Ach, znów się rumienię. Kalafiorowa po prostu – skojarzyłam z wpisem mamy Isi z 03.03. A przepis, no cóż: ziemniaczki, marchewkę, pietuszkę (korzeń), selera i pora posiekać, kalafior podzielić na różyczki i siup do wywaru rosołowego (z kostki, lub lepiej z kości). Dodaję czasem ziele angielskie i liść laurowy, jeśli wyjdzie zbyt postne zabielam śmietaną. Najlepiej smakuje posypana świeżym koperkiem, ale Syreniątko nie lubi zielonego, więc trudno. Lubi za to podchrupywać marchewkę, dlatego zawsze strugam więcej.
Oho, a hamletowa to jaka? Ciekawość mnie zżera.
Uprasza się o przepis.
Lubimy tu publikować recepty na potrawy literackie (patrz: Księga Gości w archiwum, oraz dawne wpisy).
He, he Syrence bliżej do Rawy niźli do Wisły. Ale dziękuję DUA za komplement :) Pozdrawiam znad kartoflanych obierków, właśnie gotuję zupę hamletową.
„Syrenko, syrenko!…znany w świecie twój nadwiślański wdzięk…” (piosenka z lat licealnych).
Tę Twoją melodię miał zwyczaj nucić mój teść.:)
Babciu Gąsko, skarbie , a to dobra wiadomość, dzięki za konstruktywny wpisik.

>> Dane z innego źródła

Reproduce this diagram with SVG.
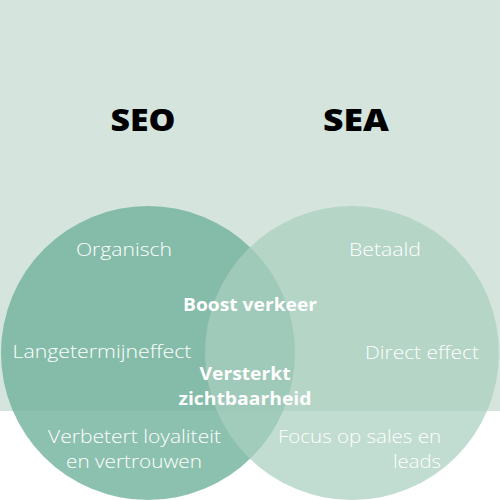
<svg xmlns="http://www.w3.org/2000/svg" width="500" height="500" viewBox="0 0 500 500">
<style>
.h{font-family:"Open Sans","DejaVu Sans",sans-serif;font-weight:800;font-size:30px;fill:#000;text-anchor:middle}
.l{font-family:"Open Sans","DejaVu Sans",sans-serif;font-weight:300;font-size:18.5px;fill:#fff;text-anchor:middle}
.b{font-family:"Open Sans","DejaVu Sans",sans-serif;font-weight:700;font-size:17.5px;fill:#fff;text-anchor:middle}
</style>
<rect x="0" y="0" width="500" height="500" fill="#ffffff"/>
<rect x="0" y="0" width="500" height="411" fill="#d5e5de"/>
<g id="seo-circle"><circle cx="148" cy="353" r="147" fill="#71b29b" fill-opacity="0.8"/></g>
<g id="sea-circle"><circle cx="352" cy="353" r="147" fill="#a9cfbe" fill-opacity="0.72"/></g>
<g id="titles">
<text class="h" x="143" y="131" textLength="65" lengthAdjust="spacingAndGlyphs">SEO</text>
<text class="h" x="356" y="131" textLength="66" lengthAdjust="spacingAndGlyphs">SEA</text>
</g>
<g id="seo-texts">
<text class="l" x="124" y="256" textLength="96" lengthAdjust="spacingAndGlyphs">Organisch</text>
<text class="l" x="102" y="358" textLength="179" lengthAdjust="spacingAndGlyphs">Langetermijneffect</text>
<text class="l" x="134.5" y="443" textLength="173" lengthAdjust="spacingAndGlyphs">Verbetert loyaliteit</text>
<text class="l" x="134" y="468" textLength="136" lengthAdjust="spacingAndGlyphs">en vertrouwen</text>
</g>
<g id="sea-texts">
<text class="l" x="385" y="256" textLength="72" lengthAdjust="spacingAndGlyphs">Betaald</text>
<text class="l" x="422" y="359" textLength="114" lengthAdjust="spacingAndGlyphs">Direct effect</text>
<text class="l" x="441" y="443" style="text-anchor:end" textLength="163" lengthAdjust="spacingAndGlyphs">Focus op sales en</text>
<text class="l" x="441" y="468" style="text-anchor:end" textLength="48" lengthAdjust="spacingAndGlyphs">leads</text>
</g>
<g id="shared-texts">
<text class="b" x="250" y="311" textLength="134" lengthAdjust="spacingAndGlyphs">Boost verkeer</text>
<text class="b" x="245" y="380" textLength="91" lengthAdjust="spacingAndGlyphs">Versterkt</text>
<text class="b" x="245" y="405" textLength="133" lengthAdjust="spacingAndGlyphs">zichtbaarheid</text>
</g>
</svg>
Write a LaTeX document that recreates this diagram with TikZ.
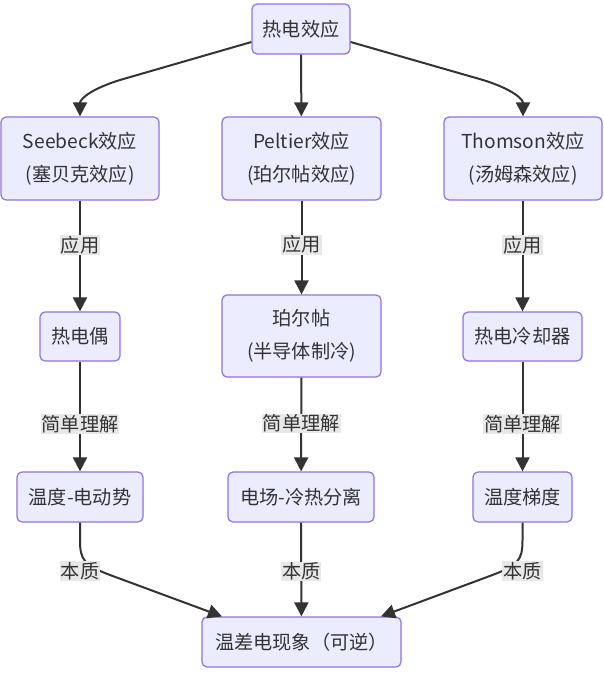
\documentclass[tikz,border=0pt]{standalone}
\usepackage{fontspec}
\setmainfont{Noto Sans CJK SC}
\usetikzlibrary{arrows.meta}
\definecolor{nodefill}{HTML}{ECECFF}
\definecolor{nodestroke}{HTML}{9370DB}
\definecolor{edgecol}{HTML}{333333}
\definecolor{lblfill}{HTML}{E8E8E8}
\begin{document}
\begin{tikzpicture}[x=1pt,y=-1pt,
  box/.style={draw=nodestroke,fill=nodefill,rounded corners=5pt,line width=1.2pt,
    text=edgecol,align=center,inner sep=0pt,font=\fontsize{19.2}{33}\selectfont},
  edge/.style={draw=edgecol,line width=2pt,-{Triangle[length=14pt,width=14pt]}},
  lbl/.style={fill=lblfill,text=edgecol,inner sep=1pt,font=\fontsize{19.2}{22}\selectfont}]
\useasboundingbox (0,0) rectangle (603,674);
% nodes
\node[box,minimum width=98pt,minimum height=50pt] (top) at (301,29) {热电效应};
\node[box,minimum width=158pt,minimum height=83pt] (see) at (80,158.5) {Seebeck效应\\(塞贝克效应)};
\node[box,minimum width=159pt,minimum height=83pt] (pel) at (301.5,158.5) {Peltier效应\\(珀尔帖效应)};
\node[box,minimum width=158pt,minimum height=83pt] (tho) at (523,158.5) {Thomson效应\\(汤姆森效应)};
\node[box,minimum width=80pt,minimum height=49pt] (tc) at (80,336.5) {热电偶};
\node[box,minimum width=159pt,minimum height=82pt] (pe2) at (301.5,336) {珀尔帖\\(半导体制冷)};
\node[box,minimum width=119pt,minimum height=49pt] (co) at (522.5,336.5) {热电冷却器};
\node[box,minimum width=126pt,minimum height=50pt] (emf) at (80,497) {温度-电动势};
\node[box,minimum width=146pt,minimum height=50pt] (fld) at (301,497) {电场-冷热分离};
\node[box,minimum width=99pt,minimum height=50pt] (grd) at (522.5,497) {温度梯度};
\node[box,minimum width=199pt,minimum height=50pt] (bot) at (301.5,642) {温差电现象（可逆）};
% top edges
\coordinate (tl) at ([yshift=-13pt]top.west);
\coordinate (tr) at ([yshift=-13pt]top.east);
\draw[edge] (tl) -- (120,80) .. controls (88,90) and (80,100) .. (see.north);
\draw[edge] (top) -- (pel);
\draw[edge] (tr) -- (483,80) .. controls (515,90) and (523,100) .. (tho.north);
% second row
\draw[edge] (see) -- node[lbl,pos=0.4] (l1) {应用} (tc);
\draw[edge] (pel) -- node[lbl,pos=0.47] (l2) {应用} (pe2);
\draw[edge] (tho.south -| co.north) -- node[lbl,pos=0.4] (l3) {应用} (co.north);
% third row
\draw[edge] (tc) -- node[lbl,pos=0.57] (l4) {简单理解} (emf);
\draw[edge] (pe2) -- node[lbl,pos=0.49] (l5) {简单理解} (fld);
\draw[edge] (co) -- node[lbl,pos=0.57] (l6) {简单理解} (grd);
% bottom edges
\coordinate (bl) at ([xshift=-79.5pt]bot.north);
\coordinate (br) at ([xshift=79.5pt]bot.north);
\draw[edge] (emf.south) -- (80,540) .. controls (80,560) and (84,565) .. (110,575) -- (bl);
\draw[edge] (fld) -- node[lbl,pos=0.52] (l8) {本质} (bot);
\draw[edge] (grd.south) -- (522.5,540) .. controls (522.5,560) and (518.5,565) .. (492.5,575) -- (br);
\node[lbl] (l7) at (80,571) {本质};
\node[lbl] (l9) at (522.5,571) {本质};
\end{tikzpicture}
\end{document}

Uprzejmie donoszę, że w księgarni internetowej bonito pl. „Stowarzyszenie Miłośników Literatury i Placka z Kartoflanych Obierek” kosztuje obecnie 4,60. Jeśli ktoś nie czytał, nie ma skąd pożyczyć, a lubi dobre, miłe, sympatyczne powieści /do wanny, autobusu i tp. jak znalazł/ niech pędzi i zobaczy. Drużyna lubiła.
Wszystkich całuję- Wasza b.g
Wójcie- gąsiątko zupełnie zwykłe jeśli chodzi o męskość- „Lawendowa..” będzie nasza!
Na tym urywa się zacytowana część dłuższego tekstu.